Use of AI tech in automated weaponry is just one of many difficult areas. Earlier this year, 3,000 Google employees wrote an open letter protesting against the use of Google’s AI tech in Pentagon defence missions and automated drone strikes. Takenaka stressed that AI as a whole “throws up some really sticky, thorny questions that we as a society are having to grapple with now, as we think about how we can successfully integrate AI into our every day lives in an ethical and moral way”.

This isn’t “wishy washy stuff,” she added, “we already see questions from clients about this — recently we advised a client and wrote an AI and ethics framework for them, which is something they’re rolling out in their business to inform how they use AI on a day-to-day basis”.

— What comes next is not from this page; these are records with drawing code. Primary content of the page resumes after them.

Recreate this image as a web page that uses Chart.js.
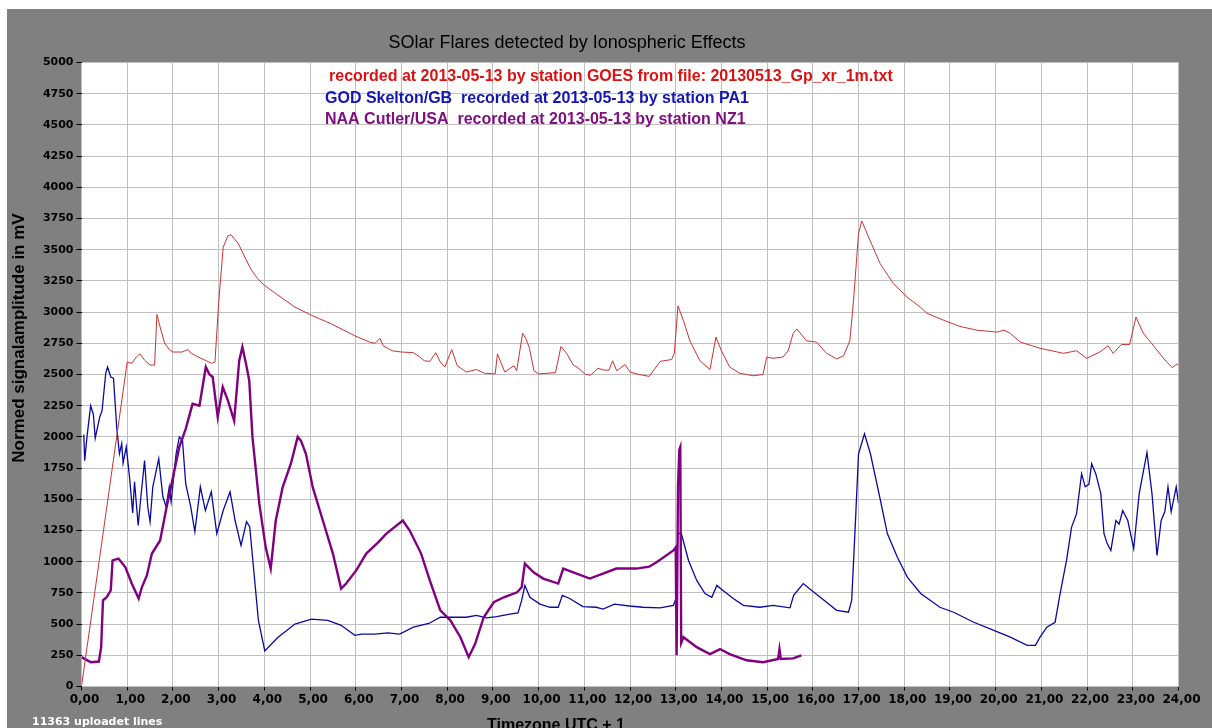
<!DOCTYPE html>
<html>
<head>
<meta charset="utf-8">
<script src="https://cdn.jsdelivr.net/npm/chart.js@4.4.1/dist/chart.umd.min.js"></script>
<style>
  html, body { margin: 0; padding: 0; background: #fff; overflow: hidden; }
  #wrap { width: 1212px; height: 728px; }
</style>
</head>
<body>
<div id="wrap"><canvas id="graph" width="1212" height="728"></canvas></div>
<script>
// GOES x-ray (red)
const goesHours = [0, 1.0, 1.1, 1.2, 1.28, 1.38, 1.5, 1.6, 1.65, 1.72, 1.82, 1.92, 2.0, 2.2, 2.33, 2.4, 2.5, 2.7, 2.85, 2.92,
  3.0, 3.1, 3.2, 3.27, 3.43, 3.6, 3.72, 3.85, 4.0, 4.3, 4.67, 5.03, 5.47, 5.98, 6.3, 6.42, 6.53, 6.6, 6.8, 7.0,
  7.26, 7.4, 7.5, 7.62, 7.75, 7.85, 7.95, 8.1, 8.22, 8.42, 8.64, 8.82, 9.05, 9.1, 9.26, 9.46, 9.52, 9.65, 9.72, 9.8,
  9.9, 10.0, 10.37, 10.49, 10.62, 10.76, 10.84, 11.03, 11.14, 11.3, 11.43, 11.54, 11.62, 11.71, 11.89, 12.0, 12.2, 12.42, 12.66, 12.91,
  12.97, 13.05, 13.17, 13.31, 13.53, 13.75, 13.88, 14.0, 14.18, 14.4, 14.7, 14.91, 14.99, 15.13, 15.35, 15.46, 15.57, 15.65, 15.86, 16.08,
  16.3, 16.52, 16.67, 16.81, 16.89, 17.0, 17.07, 17.25, 17.47, 17.76, 18.06, 18.35, 18.5, 18.86, 19.22, 19.59, 20.03, 20.18, 20.32, 20.54,
  20.97, 21.48, 21.77, 21.99, 22.28, 22.46, 22.57, 22.75, 22.93, 23.07, 23.23, 23.41, 23.67, 23.86, 23.97, 24.0];
const goesValues = [0, 2600, 2590, 2640, 2665, 2615, 2575, 2575, 2980, 2880, 2750, 2700, 2680, 2680, 2700, 2670, 2650, 2615, 2590, 2600,
  3070, 3520, 3610, 3620, 3550, 3420, 3335, 3270, 3215, 3135, 3040, 2975, 2905, 2810, 2760, 2750, 2790, 2730, 2690, 2680,
  2675, 2640, 2610, 2605, 2675, 2600, 2560, 2700, 2570, 2520, 2540, 2510, 2505, 2665, 2520, 2570, 2530, 2830, 2790, 2710,
  2530, 2505, 2515, 2725, 2665, 2575, 2560, 2500, 2495, 2550, 2535, 2535, 2610, 2530, 2580, 2520, 2500, 2485, 2605, 2620,
  2670, 3050, 2930, 2770, 2610, 2540, 2800, 2690, 2560, 2510, 2490, 2500, 2640, 2630, 2640, 2690, 2830, 2865, 2770, 2760,
  2670, 2625, 2650, 2770, 3090, 3630, 3730, 3575, 3390, 3230, 3120, 3040, 2990, 2935, 2885, 2855, 2840, 2855, 2830, 2760,
  2710, 2670, 2690, 2630, 2680, 2730, 2670, 2740, 2740, 2960, 2830, 2750, 2630, 2555, 2585, 2575];

// GOD Skelton/GB (blue)
const godHours = [0.05, 0.07, 0.12, 0.2, 0.26, 0.3, 0.4, 0.45, 0.53, 0.57, 0.64, 0.7, 0.77, 0.83, 0.88, 0.91, 0.98, 1.05, 1.12, 1.16,
  1.24, 1.31, 1.38, 1.45, 1.5, 1.56, 1.69, 1.78, 1.85, 1.92, 1.96, 2.07, 2.14, 2.21, 2.28, 2.39, 2.48, 2.6, 2.71, 2.84,
  2.96, 3.1, 3.25, 3.36, 3.49, 3.61, 3.68, 3.87, 4.01, 4.3, 4.67, 5.03, 5.39, 5.68, 5.98, 6.13, 6.42, 6.7, 6.96, 7.26,
  7.6, 7.85, 8.14, 8.42, 8.64, 8.86, 9.08, 9.37, 9.55, 9.63, 9.7, 9.81, 10.03, 10.25, 10.43, 10.52, 10.68, 10.97, 11.26, 11.41,
  11.66, 11.99, 12.28, 12.66, 12.95, 13.0, 13.05, 13.12, 13.28, 13.46, 13.64, 13.79, 13.9, 14.0, 14.26, 14.48, 14.84, 15.13, 15.5, 15.58,
  15.79, 16.01, 16.3, 16.52, 16.78, 16.85, 16.92, 17.0, 17.13, 17.26, 17.48, 17.63, 17.85, 18.07, 18.36, 18.78, 19.08, 19.52, 19.96, 20.32,
  20.69, 20.87, 20.97, 21.12, 21.3, 21.41, 21.55, 21.66, 21.77, 21.88, 21.96, 22.04, 22.1, 22.19, 22.3, 22.37, 22.44, 22.52, 22.63, 22.7,
  22.78, 22.89, 23.02, 23.14, 23.31, 23.42, 23.53, 23.62, 23.7, 23.77, 23.84, 23.95, 24.0];
const godValues = [2020, 1810, 2000, 2250, 2180, 1990, 2160, 2210, 2510, 2560, 2480, 2470, 2080, 1865, 1945, 1790, 1920, 1680, 1390, 1640,
  1290, 1560, 1810, 1440, 1320, 1600, 1825, 1520, 1440, 1600, 1480, 1865, 2000, 1970, 1625, 1440, 1240, 1600, 1410, 1560,
  1225, 1410, 1560, 1330, 1130, 1320, 1280, 530, 285, 395, 500, 540, 530, 490, 410, 420, 420, 430, 420, 475,
  505, 555, 555, 555, 570, 550, 560, 580, 590, 690, 810, 715, 660, 635, 635, 730, 705, 640, 635, 620,
  660, 645, 635, 630, 650, 700, 1225, 1230, 1010, 850, 745, 715, 810, 780, 705, 650, 635, 650, 630, 730,
  825, 760, 675, 610, 595, 690, 1225, 1865, 2025, 1865, 1490, 1225, 1035, 875, 745, 635, 595, 515, 450, 395,
  330, 330, 395, 475, 515, 745, 1010, 1275, 1385, 1705, 1600, 1620, 1785, 1705, 1545, 1225, 1145, 1090, 1330, 1300,
  1410, 1330, 1105, 1545, 1875, 1545, 1050, 1330, 1400, 1600, 1400, 1600, 1470];

// NAA Cutler/USA (purple)
const naaHours = [0, 0.2, 0.38, 0.43, 0.47, 0.55, 0.64, 0.68, 0.81, 0.96, 1.1, 1.25, 1.32, 1.43, 1.54, 1.72, 1.86, 2.0, 2.14, 2.28,
  2.43, 2.58, 2.72, 2.8, 2.87, 2.98, 3.09, 3.2, 3.34, 3.45, 3.52, 3.6, 3.67, 3.74, 3.89, 4.03, 4.14, 4.25, 4.4, 4.58,
  4.73, 4.8, 4.91, 5.06, 5.28, 5.5, 5.68, 5.79, 6.01, 6.23, 6.49, 6.67, 7.03, 7.18, 7.43, 7.62, 7.85, 8.07, 8.29, 8.47,
  8.61, 8.8, 9.02, 9.24, 9.53, 9.63, 9.7, 9.89, 10.1, 10.43, 10.54, 10.76, 11.12, 11.41, 11.7, 12.14, 12.42, 12.58, 12.95, 13.0,
  13.02, 13.05, 13.08, 13.1, 13.12, 13.17, 13.46, 13.75, 13.97, 14.18, 14.55, 14.91, 15.24, 15.27, 15.3, 15.57, 15.75];
const naaValues = [235, 195, 200, 315, 690, 715, 770, 1010, 1025, 955, 825, 705, 795, 890, 1065, 1170, 1435, 1675, 1920, 2065,
  2265, 2250, 2560, 2500, 2480, 2160, 2400, 2295, 2130, 2610, 2720, 2585, 2450, 2000, 1465, 1115, 945, 1330, 1595, 1785,
  2000, 1970, 1865, 1595, 1330, 1065, 785, 825, 930, 1065, 1155, 1225, 1330, 1250, 1065, 850, 610, 530, 395, 235,
  340, 555, 675, 715, 755, 795, 985, 915, 865, 825, 945, 915, 865, 905, 945, 945, 960, 995, 1090, 1115,
  250, 1600, 1900, 1920, 350, 395, 315, 260, 300, 260, 210, 195, 220, 300, 220, 225, 250];

const titleText = 'SOlar Flares detected by Ionospheric Effects';
const legendLines = [
  ['recorded at 2013-05-13 by station GOES from file: 20130513_Gp_xr_1m.txt', '#dd1111'],
  ['GOD Skelton/GB  recorded at 2013-05-13 by station PA1', '#1515b0'],
  ['NAA Cutler/USA  recorded at 2013-05-13 by station NZ1', '#801080']
];

const pts = (xs, ys) => xs.map((x, i) => ({ x: x, y: ys[i] }));

// background, frame and free texts
const decor = {
  id: 'decor',
  beforeDraw(chart) {
    const { ctx, chartArea: a, width, height } = chart;
    ctx.save();
    ctx.fillStyle = '#fff';
    ctx.fillRect(0, 0, width, height);
    ctx.fillStyle = '#808080';
    ctx.fillRect(7, 9, width - 7, height - 9);
    ctx.fillStyle = '#fff';
    ctx.fillRect(a.left, a.top, a.right - a.left, a.bottom - a.top);
    ctx.restore();
  },
  afterDraw(chart) {
    const ctx = chart.ctx;
    ctx.save();
    ctx.textBaseline = 'middle';
    ctx.fillStyle = '#000';
    ctx.font = '18px "Liberation Sans"';
    ctx.textAlign = 'center';
    ctx.fillText(titleText, 567, 43);

    ctx.textAlign = 'left';
    ctx.font = 'bold 16px "Liberation Sans"';
    const ys = [77, 99, 120];
    const xs = [329, 325, 325];
    legendLines.forEach((l, i) => {
      ctx.fillStyle = l[1];
      ctx.fillText(l[0], xs[i], ys[i]);
    });

    ctx.fillStyle = '#fff';
    ctx.font = 'bold 11px "DejaVu Sans"';
    ctx.fillText('11363 uploadet lines', 32, 722);

    ctx.fillStyle = '#000';
    ctx.font = 'bold 16px "Liberation Sans"';
    ctx.textBaseline = 'alphabetic';
    ctx.fillText('Timezone UTC + 1', 487, 730);

    ctx.font = 'bold 17px "Liberation Sans"';
    ctx.translate(19, 338);
    ctx.rotate(-Math.PI / 2);
    ctx.textAlign = 'center';
    ctx.textBaseline = 'middle';
    ctx.fillText('Normed signalamplitude in mV', 0, 0);
    ctx.restore();
  }
};

new Chart(document.getElementById('graph'), {
  type: 'line',
  data: {
    datasets: [
      { data: pts(goesHours, goesValues), borderColor: '#cc3333', borderWidth: 1 },
      { data: pts(naaHours, naaValues), borderColor: '#800080', borderWidth: 2.4 },
      { data: pts(godHours, godValues), borderColor: '#0a0aa0', borderWidth: 1.3 }
    ]
  },
  options: {
    responsive: false,
    animation: false,
    elements: { point: { radius: 0 }, line: { tension: 0 } },
    layout: { padding: { top: 62.5, right: 33.5, left: 0, bottom: 0 } },
    plugins: { legend: { display: false }, tooltip: { enabled: false }, title: { display: false } },
    scales: {
      x: {
        type: 'linear',
        min: 0,
        max: 24,
        afterFit: (s) => { s.height = 41.5; },
        border: { display: false },
        grid: { color: '#c0c0c0', lineWidth: 1, tickLength: 4, tickColor: '#000' },
        ticks: {
          stepSize: 1,
          autoSkip: false,
          maxRotation: 0,
          padding: 2,
          labelOffset: 3,
          color: '#000',
          font: { family: 'DejaVu Sans', size: 12, weight: 'bold' },
          callback: (v) => v.toFixed(2).replace('.', ',')
        }
      },
      y: {
        min: 0,
        max: 5000,
        afterFit: (s) => { s.width = 81.5; },
        border: { display: false },
        grid: { color: '#c0c0c0', lineWidth: 1, tickLength: 5, tickColor: '#000' },
        ticks: {
          stepSize: 250,
          autoSkip: false,
          padding: 3,
          color: '#000',
          font: { family: 'DejaVu Sans', size: 11, weight: 'bold' },
          callback: (v) => String(v)
        }
      }
    }
  },
  plugins: [decor]
});
</script>
</body>
</html>
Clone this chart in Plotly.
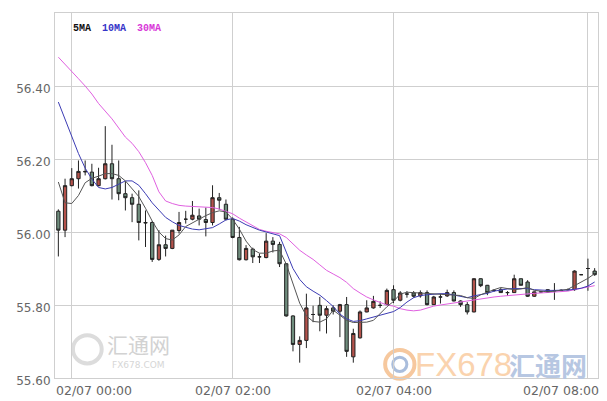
import plotly.graph_objects as go

# ---- data ----
opens = [56.057, 56.005, 56.127, 56.146, 56.166, 56.164, 56.127, 56.146, 56.187, 56.146,
         56.105, 56.094, 56.076, 56.026, 56.026, 55.925, 55.965, 55.955, 56.004, 56.035,
         56.035, 56.044, 56.034, 56.026, 56.094, 56.076, 56.035, 55.985, 55.924, 55.953,
         55.932, 55.930, 55.975, 55.966, 55.913, 55.770, 55.692, 55.703, 55.774, 55.799,
         55.772, 55.792, 55.783, 55.801, 55.658, 55.710, 55.781, 55.792, 55.799, 55.801,
         55.842, 55.813, 55.830, 55.833, 55.825, 55.834, 55.801, 55.822, 55.825, 55.834,
         55.811, 55.801, 55.781, 55.872, 55.854, 55.840, 55.842, 55.834, 55.834, 55.872,
         55.863, 55.824, 55.836, 55.842, 55.839, 55.840, 55.842, 55.842, 55.883, 55.900,
         55.893]
highs = [56.062, 56.146, 56.175, 56.196, 56.196, 56.187, 56.176, 56.290, 56.239, 56.196,
         56.139, 56.105, 56.114, 56.059, 56.030, 56.005, 55.990, 56.005, 56.055, 56.058,
         56.085, 56.064, 56.067, 56.128, 56.107, 56.089, 56.040, 56.014, 55.964, 55.957,
         55.941, 55.997, 55.986, 55.973, 55.915, 55.772, 55.714, 55.831, 55.798, 55.822,
         55.797, 55.799, 55.803, 55.822, 55.735, 55.785, 55.813, 55.825, 55.810, 55.845,
         55.854, 55.838, 55.838, 55.838, 55.840, 55.840, 55.825, 55.831, 55.842, 55.840,
         55.813, 55.808, 55.873, 55.873, 55.855, 55.843, 55.847, 55.838, 55.883, 55.872,
         55.868, 55.837, 55.838, 55.843, 55.860, 55.843, 55.845, 55.895, 55.885, 55.927,
         55.901]
lows = [55.933, 55.986, 56.125, 56.119, 56.155, 56.125, 56.125, 56.144, 56.089, 56.087,
        56.059, 56.027, 55.977, 55.959, 55.918, 55.921, 55.933, 55.953, 55.996, 56.023,
        56.032, 56.018, 55.988, 56.018, 56.061, 56.032, 55.983, 55.922, 55.922, 55.915,
        55.915, 55.928, 55.944, 55.904, 55.768, 55.673, 55.642, 55.682, 55.753, 55.728,
        55.722, 55.774, 55.712, 55.658, 55.642, 55.708, 55.780, 55.790, 55.792, 55.800,
        55.805, 55.810, 55.820, 55.820, 55.820, 55.799, 55.800, 55.804, 55.822, 55.810,
        55.795, 55.774, 55.780, 55.849, 55.827, 55.836, 55.834, 55.825, 55.834, 55.854,
        55.822, 55.822, 55.834, 55.835, 55.814, 55.838, 55.840, 55.839, 55.882, 55.839,
        55.880]
closes = [56.005, 56.127, 56.146, 56.166, 56.165, 56.127, 56.146, 56.187, 56.146, 56.105,
          56.094, 56.076, 56.026, 56.025, 55.925, 55.965, 55.955, 56.005, 56.026, 56.035,
          56.046, 56.035, 56.026, 56.094, 56.087, 56.035, 55.985, 55.924, 55.955, 55.932,
          55.932, 55.975, 55.966, 55.913, 55.770, 55.692, 55.703, 55.792, 55.774, 55.772,
          55.790, 55.783, 55.801, 55.673, 55.722, 55.781, 55.792, 55.810, 55.799, 55.840,
          55.813, 55.833, 55.830, 55.824, 55.834, 55.801, 55.822, 55.822, 55.834, 55.811,
          55.801, 55.781, 55.872, 55.853, 55.834, 55.840, 55.834, 55.834, 55.872, 55.854,
          55.824, 55.836, 55.836, 55.836, 55.839, 55.840, 55.842, 55.893, 55.883, 55.900,
          55.883]
ma5 = [56.137, 56.080, 56.078, 56.100, 56.135, 56.147, 56.153, 56.160, 56.160, 56.155,
       56.140, 56.118, 56.097, 56.065, 56.030, 56.000, 55.982, 55.978, 55.992, 56.015,
       56.026, 56.035, 56.045, 56.053, 56.058, 56.055, 56.035, 56.008, 55.975, 55.952,
       55.942, 55.942, 55.948, 55.950, 55.912, 55.860, 55.805, 55.770, 55.755, 55.753,
       55.762, 55.786, 55.773, 55.758, 55.752, 55.753, 55.753, 55.758, 55.777, 55.795,
       55.810, 55.830, 55.835, 55.834, 55.832, 55.831, 55.830, 55.830, 55.830, 55.829,
       55.826, 55.820, 55.818, 55.828, 55.836, 55.842, 55.848, 55.845, 55.842, 55.844,
       55.848, 55.840, 55.837, 55.836, 55.838, 55.840, 55.843, 55.853, 55.863, 55.873,
       55.886]
ma10 = [56.356, 56.310, 56.262, 56.215, 56.175, 56.145, 56.122, 56.118, 56.122, 56.130,
        56.140, 56.140, 56.128, 56.105, 56.080, 56.060, 56.040, 56.028, 56.018, 56.013,
        56.008, 56.006, 56.008, 56.012, 56.022, 56.033, 56.037, 56.030, 56.020, 56.012,
        56.005, 56.000, 55.996, 55.990, 55.945, 55.900, 55.870, 55.850, 55.838, 55.827,
        55.812, 55.796, 55.775, 55.762, 55.755, 55.757, 55.762, 55.767, 55.772, 55.777,
        55.782, 55.793, 55.808, 55.820, 55.826, 55.828, 55.830, 55.831, 55.831, 55.828,
        55.823, 55.820, 55.825, 55.828, 55.832, 55.838, 55.842, 55.844, 55.845, 55.845,
        55.845, 55.842, 55.840, 55.840, 55.840, 55.840, 55.841, 55.843, 55.846, 55.852,
        55.863]
ma30 = [56.479, 56.460, 56.440, 56.420, 56.400, 56.378, 56.352, 56.332, 56.310, 56.285,
        56.260, 56.243, 56.220, 56.190, 56.155, 56.110, 56.085, 56.078, 56.073, 56.071,
        56.070, 56.069, 56.068, 56.067, 56.063, 56.057, 56.050, 56.038, 56.028, 56.017,
        56.007, 56.002, 55.998, 55.995, 55.985, 55.968, 55.950, 55.937, 55.925, 55.910,
        55.895, 55.885, 55.875, 55.862, 55.845, 55.833, 55.822, 55.814, 55.807, 55.800,
        55.797, 55.790, 55.786, 55.784, 55.786, 55.792, 55.797, 55.800, 55.803, 55.806,
        55.808, 55.810, 55.815, 55.818, 55.820, 55.822, 55.824, 55.826, 55.828, 55.830,
        55.831, 55.832, 55.833, 55.834, 55.835, 55.836, 55.838, 55.842, 55.846, 55.850,
        55.853]
tick_index = [2, 26, 50, 79]
tick_labels = ["02/07 00:00", "02/07 02:00", "02/07 04:00", "02/07 08:00"]
y_ticks = [55.60, 55.80, 56.00, 56.20, 56.40]
ma_names = ["5MA", "10MA", "30MA"]
ma_colors = ["#555555", "#3c3cb4", "#e060e0"]
legend_colors = ["#111111", "#3535c8", "#d838d8"]

n = len(opens)
xs = list(range(n))

fig = go.Figure()
fig.add_trace(go.Candlestick(
    x=xs, open=opens, high=highs, low=lows, close=closes,
    increasing=dict(fillcolor="#b4524b", line=dict(color="#222222", width=1)),
    decreasing=dict(fillcolor="#6f8d7d", line=dict(color="#222222", width=1)),
    whiskerwidth=0, hoverinfo="skip", showlegend=False))

for vals, col in zip([ma30, ma10, ma5], [ma_colors[2], ma_colors[1], ma_colors[0]]):
    fig.add_trace(go.Scatter(x=xs, y=vals, mode="lines",
                             line=dict(color=col, width=1), hoverinfo="skip",
                             showlegend=False))

grid = "#cfcfcf"
fig.update_layout(
    width=607, height=401,
    margin=dict(l=55, r=9, t=13, b=23),
    paper_bgcolor="white", plot_bgcolor="white",
    showlegend=False,
    xaxis=dict(range=[-0.5, n - 0.5], tickvals=tick_index, showticklabels=False,
               showgrid=True, gridcolor=grid, gridwidth=1, showline=True,
               linecolor=grid, linewidth=1, mirror=True, zeroline=False,
               ticks="", rangeslider=dict(visible=False), automargin=False),
    yaxis=dict(range=[55.6, 56.6], tickvals=y_ticks,
               ticktext=[f"{v:.2f}" for v in y_ticks],
               tickfont=dict(family="DejaVu Sans", size=12, color="#666666"),
               showgrid=True, gridcolor=grid, gridwidth=1, showline=True,
               linecolor=grid, linewidth=1, mirror=True, zeroline=False,
               ticks="", ticklabelshift=3, ticklabelstandoff=1, automargin=False),
)

# x-axis labels (first/last kept inside the chart as in the reference)
for k, (tv, tl) in enumerate(zip(tick_index, tick_labels)):
    if k == 0:
        xa, xv, xs_ = "left", -0.5, -1
    elif k == len(tick_index) - 1:
        xa, xv, xs_ = "right", n - 0.5, 3
    else:
        xa, xv, xs_ = "center", tv, 0
    fig.add_annotation(x=xv, xref="x", y=0, yref="paper", text=tl, showarrow=False,
                       xanchor=xa, yanchor="top", xshift=xs_, yshift=-3,
                       font=dict(family="DejaVu Sans", size=12.5, color="#666666"))

# MA legend
leg_x = [0.030, 0.0834, 0.1468]
for name, col, lx in zip(ma_names, legend_colors, leg_x):
    fig.add_annotation(x=lx, xref="paper", y=0.9567, yref="paper", text=f"<b>{name}</b>",
                       showarrow=False, xanchor="left", yanchor="middle",
                       font=dict(family="Liberation Mono", size=10, color=col))

# watermarks
fig.add_shape(type="circle", xref="paper", yref="paper", x0=0.033, x1=0.086,
              y0=0.04, y1=0.117, line=dict(color="#dcdcdc", width=4), layer="below")
fig.add_annotation(x=0.1538, xref="paper", y=0.094, yref="paper", text="汇通网",
                   showarrow=False, xanchor="center", yanchor="middle",
                   font=dict(family="Noto Sans CJK SC", size=21, color="#d2d2d2"))
fig.add_annotation(x=0.1538, xref="paper", y=0.036, yref="paper", text="FX678.COM",
                   showarrow=False, xanchor="center", yanchor="middle",
                   font=dict(family="DejaVu Sans", size=9, color="#d6d6d6"))
fig.add_shape(type="circle", xref="paper", yref="paper", x0=0.608, x1=0.662,
              y0=-0.002, y1=0.077, line=dict(color="#f6c89e", width=4), layer="below")
fig.add_shape(type="circle", xref="paper", yref="paper", x0=0.622, x1=0.648,
              y0=0.018, y1=0.057, line=dict(color="#a9bddc", width=3), layer="below")
fig.add_annotation(x=0.7514, xref="paper", y=0.037, yref="paper", text="FX678",
                   showarrow=False, xanchor="center", yanchor="middle",
                   font=dict(family="Liberation Sans Narrow, Liberation Sans", size=33,
                             color="#fad3ae"))
fig.add_annotation(x=0.9088, xref="paper", y=0.037, yref="paper", text="<b>汇通网</b>",
                   showarrow=False, xanchor="center", yanchor="middle",
                   font=dict(family="Noto Sans CJK SC", size=26, color="#b7c7e2"))

fig.write_html("out.html",
               config={"displayModeBar": False},
               post_script="document.body.style.margin='0';document.body.style.overflow='hidden';")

Whether AI turns out to be “the best, or worst thing, ever to happen to humanity” like Stephen Hawking imagined, there’s no doubt that it will have a substantial impact on millennial trainees, just as the advent of the email was transformative for the generations of lawyers before them. As Smith says:

“The biggest impact it’ll have on you is the shape of your training, because the way you’re going to learn to be a lawyer, particularly in a firm like this, is that you’ll be reading a lot of contracts… a lot of contracts. And eventually someone might let you have a go at drafting one of those contracts. Now if an AI system is going to take that first stage for you, the way you learn how to produce those agreements and how you interact with clients will change.”

One way to get ahead now is to “be curious, ask questions, select information that’s out there, and be proactive” advised Andrew. Break down what AI is and “get exposure”, said Smith, “you don’t need to code, but be able to have a semi-intelligent conversation with a coder”. Takenaka’s advice: “Don’t be scared to be a nerd and you will go far”.